During the 2014 Gaza massacre, in which 2200 were killed including 500 children, she had almost nothing to say on her twitter feed, though she was outspoken about police shootings in the U.S.
This year, Geffen supported the Jewish National Fund, which discriminates against Palestinians and has furthered the illegal settlement project. Last spring she led a tour of Israel that pointedly did not include Palestinians. Though it featured a visit to a Jewish artists’ colony, Ein Hod, that had ethnically cleansed a Palestinian village and also toured Jerusalem, “a city of struggle,” without any mention of the occupation (though tourists were to see the “security barrier”).
Geffen is typical of younger Jewish professionals (she’s in her 40s) because she is torn about how to address Israel inside her community.

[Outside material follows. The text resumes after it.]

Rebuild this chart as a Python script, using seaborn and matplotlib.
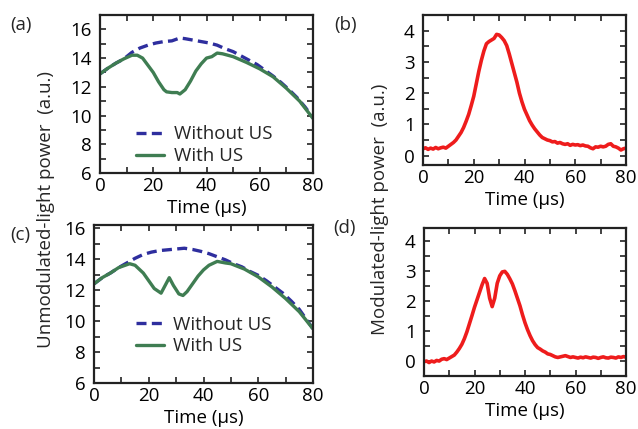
import seaborn as sns
import matplotlib.pyplot as plt
from matplotlib.ticker import MultipleLocator

# ---- data ----
# (a) unmodulated light, first case
t_a_no = [0, 3, 6, 9, 12, 15, 18, 21, 24, 27, 30, 32, 35, 38, 41, 44, 47, 50, 53, 56, 59, 62, 65, 68, 71, 74, 77, 80]
p_a_no = [12.9, 13.3, 13.65, 13.95, 14.4, 14.7, 14.9, 15.05, 15.15, 15.2, 15.4, 15.35, 15.25, 15.15, 15.05, 14.9,
          14.65, 14.45, 14.15, 13.85, 13.55, 13.15, 12.75, 12.3, 11.8, 11.25, 10.6, 9.85]
t_a_us = [0, 3, 6, 9, 12, 14, 16, 18, 20, 22, 24, 25, 27, 29, 30, 32, 34, 36, 38, 40, 42, 44, 46, 50, 55, 60, 65,
          70, 75, 80]
p_a_us = [12.9, 13.3, 13.65, 13.95, 14.2, 14.2, 14.0, 13.5, 13.0, 12.35, 11.8, 11.65, 11.6, 11.6, 11.5, 11.8,
          12.4, 13.1, 13.6, 14.0, 14.1, 14.35, 14.3, 14.1, 13.7, 13.25, 12.7, 11.9, 11.0, 9.8]

# (c) unmodulated light, second case
t_c_no = [0, 3, 6, 9, 12, 15, 18, 21, 24, 27, 30, 33, 36, 39, 42, 45, 48, 51, 54, 57, 60, 63, 66, 69, 72, 75, 78, 80]
p_c_no = [12.4, 12.8, 13.1, 13.45, 13.75, 14.05, 14.3, 14.45, 14.55, 14.6, 14.65, 14.7, 14.62, 14.5, 14.35, 14.15,
          13.95, 13.7, 13.5, 13.2, 12.95, 12.6, 12.2, 11.8, 11.3, 10.75, 10.0, 9.5]
t_c_us = [0, 3, 6, 9, 13, 15, 18, 20, 22, 24.5, 26, 27.5, 29, 31, 32.5, 34, 36, 38, 40, 42, 45, 48, 50, 55, 60, 65,
          70, 75, 80]
p_c_us = [12.4, 12.8, 13.1, 13.45, 13.7, 13.6, 13.1, 12.6, 12.1, 11.8, 12.3, 12.8, 12.3, 11.75, 11.65, 11.9,
          12.4, 12.9, 13.3, 13.6, 13.85, 13.75, 13.7, 13.35, 12.85, 12.2, 11.45, 10.6, 9.5]

# (b), (d) modulated light, 1 us steps
t_mod = list(range(81))
p_b = [0.22, 0.25, 0.2, 0.24, 0.21, 0.26, 0.22, 0.25, 0.27, 0.24, 0.3, 0.36, 0.42, 0.5, 0.62, 0.74, 0.9, 1.1,
       1.32, 1.6, 1.9, 2.3, 2.7, 3.05, 3.35, 3.58, 3.65, 3.7, 3.75, 3.88, 3.86, 3.78, 3.68, 3.52, 3.25, 2.95,
       2.65, 2.35, 2.0, 1.72, 1.48, 1.3, 1.12, 0.98, 0.86, 0.76, 0.66, 0.58, 0.54, 0.5, 0.48, 0.44, 0.45, 0.4,
       0.42, 0.38, 0.36, 0.38, 0.33, 0.36, 0.34, 0.35, 0.32, 0.34, 0.31, 0.3, 0.25, 0.22, 0.28, 0.27, 0.3,
       0.28, 0.3, 0.36, 0.38, 0.3, 0.28, 0.24, 0.18, 0.22, 0.24]
p_d = [-0.02, 0.0, -0.05, 0.0, -0.03, 0.02, 0.0, 0.06, 0.08, 0.05, 0.1, 0.15, 0.2, 0.3, 0.42, 0.56, 0.75, 0.98,
       1.25, 1.52, 1.8, 2.05, 2.3, 2.55, 2.76, 2.6, 2.1, 1.82, 2.1, 2.6, 2.85, 2.98, 3.0, 2.9, 2.75, 2.58, 2.35,
       2.1, 1.85, 1.55, 1.28, 1.05, 0.85, 0.68, 0.55, 0.45, 0.4, 0.34, 0.3, 0.24, 0.22, 0.18, 0.14, 0.12, 0.14,
       0.16, 0.18, 0.15, 0.12, 0.14, 0.12, 0.1, 0.13, 0.11, 0.14, 0.12, 0.1, 0.13, 0.12, 0.09, 0.12, 0.14,
       0.11, 0.1, 0.13, 0.12, 0.1, 0.14, 0.12, 0.15, 0.13]

blue = "#2e2e9e"
green = "#3f7d52"
red = "#ee1c1c"

sns.set_style("ticks")
plt.rcParams["font.family"] = ["Open Sans", "DejaVu Sans"]
plt.rcParams["font.size"] = 13.5

fig = plt.figure(figsize=(6.38, 4.29), dpi=100)
W, H = 638, 429


def add_ax(l, t, r, b):
    return fig.add_axes([l / W, 1 - b / H, (r - l) / W, (b - t) / H])


ax_a = add_ax(100, 15, 313, 173)
ax_b = add_ax(423, 15, 626, 165)
ax_c = add_ax(94, 225, 313, 383)
ax_d = add_ax(424, 228, 626, 376)


def style(ax, ylim, ymaj, ymin):
    ax.set_xlim(0, 80)
    ax.set_ylim(*ylim)
    ax.xaxis.set_major_locator(MultipleLocator(20))
    ax.xaxis.set_minor_locator(MultipleLocator(10))
    ax.yaxis.set_major_locator(MultipleLocator(ymaj))
    ax.yaxis.set_minor_locator(MultipleLocator(ymin))
    ax.tick_params(which="both", direction="in", top=True, right=True, width=1.2, colors="#222222",
                   labelcolor="black", length=4)
    ax.tick_params(axis="y", pad=6)
    ax.tick_params(axis="x", pad=3)
    for s in ax.spines.values():
        s.set_linewidth(1.6)
        s.set_color("#222222")
    ax.set_xlabel("Time (µs)", labelpad=3, color="black")
    ax.set_ylabel("")


for ax, tn, pn, tu, pu in [(ax_a, t_a_no, p_a_no, t_a_us, p_a_us), (ax_c, t_c_no, p_c_no, t_c_us, p_c_us)]:
    sns.lineplot(x=tn, y=pn, ax=ax, color=blue, linewidth=2.4, label="Without US")
    ax.lines[-1].set_dashes((3, 1.6))
    sns.lineplot(x=tu, y=pu, ax=ax, color=green, linewidth=2.4, label="With US")

style(ax_a, (6, 17), 2, 1)
style(ax_c, (6, 16.2), 2, 1)

ax_a.legend(loc="center", bbox_to_anchor=(0.49, 0.175), frameon=False, handlelength=1.5,
            handletextpad=0.5, labelspacing=0.2)
ax_c.legend(loc="center", bbox_to_anchor=(0.5, 0.3), frameon=False, handlelength=1.5,
            handletextpad=0.5, labelspacing=0.2)

sns.lineplot(x=t_mod, y=p_b, ax=ax_b, color=red, linewidth=2.6)
sns.lineplot(x=t_mod, y=p_d, ax=ax_d, color=red, linewidth=2.6)
style(ax_b, (-0.3, 4.5), 1, 0.5)
style(ax_d, (-0.5, 4.45), 1, 0.5)

fig.text(46 / W, 1 - 210 / H, "Unmodulated-light power  (a.u.)", rotation=90, ha="center", va="center")
fig.text(380 / W, 1 - 209 / H, "Modulated-light power  (a.u.)", rotation=90, ha="center", va="center")

for lbl, x, y in [("(a)", 21, 25), ("(b)", 346, 25), ("(c)", 20, 235), ("(d)", 345, 228)]:
    fig.text(x / W, 1 - y / H, lbl, ha="center", va="center")

fig.savefig("out.png", dpi=100)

At Yom Kippur this year, Geffen gave a sermon that called on the Jewish community not to divide over Israel, but to contain voices critical of Israel and supportive.

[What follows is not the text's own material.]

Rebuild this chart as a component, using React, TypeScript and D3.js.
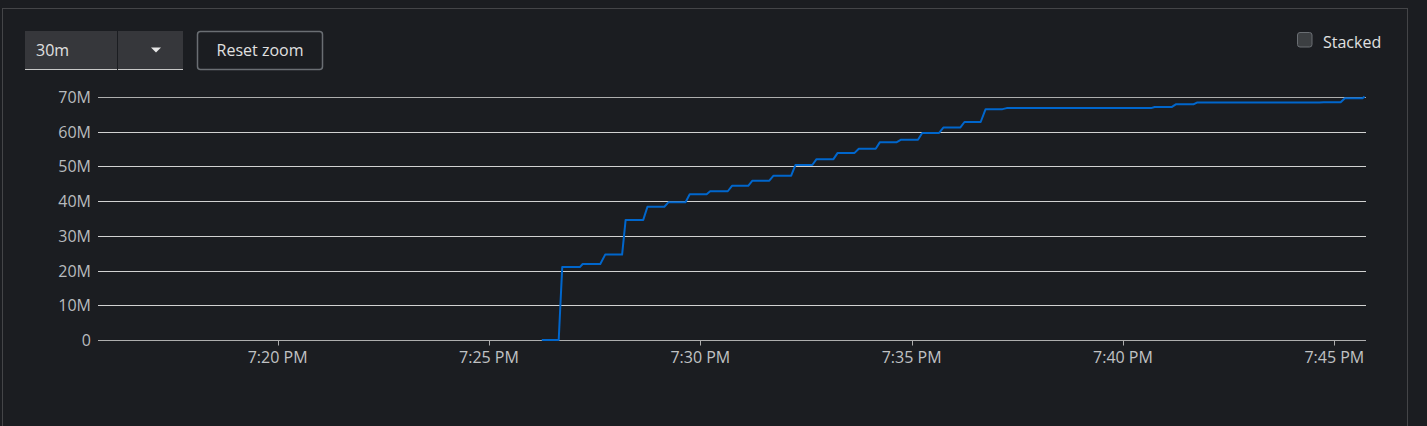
import React from "react";
import * as d3 from "d3";

const W = 1427;
const H = 426;

const sampleTimes: string[] = [
  "19:26:15", "19:26:39", "19:26:44", "19:27:09", "19:27:13", "19:27:38", "19:27:45",
  "19:28:09", "19:28:14", "19:28:39", "19:28:45", "19:29:09", "19:29:15", "19:29:39",
  "19:29:45", "19:30:09", "19:30:14", "19:30:39", "19:30:45", "19:31:08", "19:31:14",
  "19:31:38", "19:31:44", "19:32:09", "19:32:15", "19:32:39", "19:32:45", "19:33:09",
  "19:33:15", "19:33:39", "19:33:45", "19:34:09", "19:34:15", "19:34:39", "19:34:45",
  "19:35:09", "19:35:15", "19:35:39", "19:35:45", "19:36:09", "19:36:15", "19:36:38",
  "19:36:45", "19:37:09", "19:37:15", "19:40:40", "19:40:45", "19:41:09", "19:41:15",
  "19:41:40", "19:41:45", "19:44:39", "19:44:45", "19:45:09", "19:45:15", "19:45:40",
  "19:45:43",
];

const sampleValuesM: number[] = [
  0, 0, 21.0, 21.0, 21.9, 21.9, 24.6,
  24.6, 34.6, 34.6, 38.4, 38.4, 39.7, 39.7,
  42.0, 42.0, 42.85, 42.85, 44.4, 44.4, 45.9,
  45.9, 47.35, 47.35, 50.4, 50.4, 52.1, 52.1,
  53.9, 53.9, 55.1, 55.1, 57.0, 57.0, 57.7,
  57.7, 59.65, 59.65, 61.2, 61.2, 62.8, 62.8,
  66.5, 66.5, 66.8, 66.8, 67.1, 67.1, 67.9,
  67.9, 68.4, 68.4, 68.5, 68.5, 69.65, 69.65,
  70.1,
];

const yTicksM: number[] = [0, 10, 20, 30, 40, 50, 60, 70];
const timeDomain: string[] = ["19:15:45", "19:45:45"];
const rangeLabel = "30m";
const resetLabel = "Reset zoom";
const stackedLabel = "Stacked";

const FONT = "'Open Sans', 'Liberation Sans', sans-serif";

function toDate(s: string): Date {
  const [h, m, sec] = s.split(":").map(Number);
  return new Date(2024, 0, 15, h, m, sec);
}

export default function App() {
  const x = d3
    .scaleTime()
    .domain(timeDomain.map(toDate) as [Date, Date])
    .range([98, 1366]);
  const y = d3.scaleLinear().domain([0, 70]).range([340, 97]);

  const data = sampleTimes.map((t, i) => ({ t: toDate(t), v: sampleValuesM[i] }));
  const line = d3
    .line<{ t: Date; v: number }>()
    .x((d) => x(d.t))
    .y((d) => y(d.v));

  const xTicks = x.ticks(d3.timeMinute.every(5)!);
  const fmt = d3.timeFormat("%-I:%M %p");
  const [x0, x1] = x.range();

  return (
    <div style={{ position: "absolute", left: 0, top: 0, width: W, height: H, background: "#1b1d21" }}>
      <svg width={W} height={H} style={{ display: "block", fontFamily: FONT }}>
        <rect x={0} y={0} width={W} height={H} fill="#1b1d21" />
        {/* panel border */}
        <rect x={2.5} y={8.5} width={1405} height={H + 20} fill="none" stroke="#444548" strokeWidth={1} />

        {/* range selector */}
        <rect x={25} y={31} width={92} height={39} fill="#36373b" />
        <rect x={118} y={31} width={65} height={39} fill="#36373b" />
        <line x1={25} x2={117} y1={69.5} y2={69.5} stroke="#c8c8c8" strokeWidth={1} />
        <line x1={118} x2={183} y1={69.5} y2={69.5} stroke="#c8c8c8" strokeWidth={1} />
        <text x={36} y={55.5} fontSize={16} fill="#e0e0e0">{rangeLabel}</text>
        <path d="M151,47.5 L161,47.5 L156,52.5 Z" fill="#e8e8e8" />

        {/* reset zoom button */}
        <rect x={197.5} y={31.5} width={125} height={38} rx={3} fill="#1b1d21" stroke="#6a6e73" strokeWidth={1.5} />
        <text x={260} y={55.5} fontSize={16} fill="#e0e0e0" textAnchor="middle">{resetLabel}</text>

        {/* stacked checkbox */}
        <rect x={1297.5} y={32.5} width={14.5} height={14.5} rx={2.5} fill="#3c3f42" stroke="#6a6e73" strokeWidth={1} />
        <text x={1323} y={48} fontSize={16} fill="#e0e0e0">{stackedLabel}</text>

        {/* gridlines and y labels */}
        {yTicksM.map((v, i) => {
          const yy = Math.round(y(v)) + 0.5;
          const edge = i === 0 || i === yTicksM.length - 1;
          return (
            <g key={v}>
              <line x1={x0} x2={x1} y1={yy} y2={yy} stroke={edge ? "#aeaeae" : "#d2d2d2"} strokeWidth={1} />
              <text x={91} y={y(v) + 6} fontSize={16} fill="#b8bbbe" textAnchor="end">
                {v === 0 ? "0" : `${v}M`}
              </text>
            </g>
          );
        })}

        {/* x ticks */}
        {xTicks.map((t) => {
          const xx = Math.round(x(t)) + 0.5;
          return (
            <g key={t.getTime()}>
              <line x1={xx} x2={xx} y1={340} y2={345.5} stroke="#aeaeae" strokeWidth={1} />
              <text x={x(t)} y={362.5} fontSize={16} fill="#c0c2c4" textAnchor="middle">
                {fmt(t)}
              </text>
            </g>
          );
        })}

        {/* series */}
        <path d={line(data) || ""} fill="none" stroke="#0066cc" strokeWidth={2} strokeLinejoin="round" />
      </svg>
    </div>
  );
}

[L]et’s focus on something more personal: what has sadly become one of the most divisive topics for the American Jewish people: Israel. The following presents an honest picture of the complex situation: About a year ago, I spoke with an older congregant who recounted his personal experience in watching the birth of the modern state of Israel in 1948 and the miracles of the 6 Day War. Had it not been for Israel, our history might very well have ended at the conclusion of World War II. He spoke of his own daily experiences with anti-Semitism growing up on the South Side of Chicago, where, from the age of 6, he was beaten up every day on his walk to school and kicked in the stomach while being called a dirty Jew. He knows that Israel was and will remain so very important, not only because of history, but also because history repeats, and, as a Jewish people, we cannot afford to do anything but offer our unwavering support for our Jewish homeland. As such, he was deeply upset when his college-age grandson shared with him that he too supports Israel, but also feels it is important to voice his criticism of some policies of the Israeli government and what he called Israel’s mistreatment of Palestinians and Israeli-Arabs. Our congregant was utterly devastated and disappointed, embarrassed and angry that his grandson had betrayed not only Israel, not only our people, but his very own grandfather. And he had told him so! At which point, his grandson accused his grandfather of abdicating his moral responsibilities as a Jew, the ones that his grandfather had taught him. He questioned how his grandfather could just ignore half of the story and look the other way at the injustices being perpetrated in the name of the Jewish people. Their conversation ended with slammed doors after a pronouncement that, until the other came around, there was nothing more that needed to be spoken between them.
So many of you have shared with me and my clergy colleagues similar stories of the rupturing of your families and your friendships as a result of these one-eyed understandings.
It’s interesting that Geffen relates the divide from the shoulder of the older congregant, conveying his richly sympathetic narrative of Israel’s miraculous history, and distances herself from the young man’s critical view of Palestinian persecution: “what he called Israel’s mistreatment of Palestinians and Israeli-Arabs.” It seems obvious that the rabbi needs to propitiate older members of the congregation, who are the community’s donor base. See this discussion by anguished rabbis at J Street, lamenting the role of donors. That’s the torment of Jewish institutions today, pulled between young idealistic membersand the conservative older generation.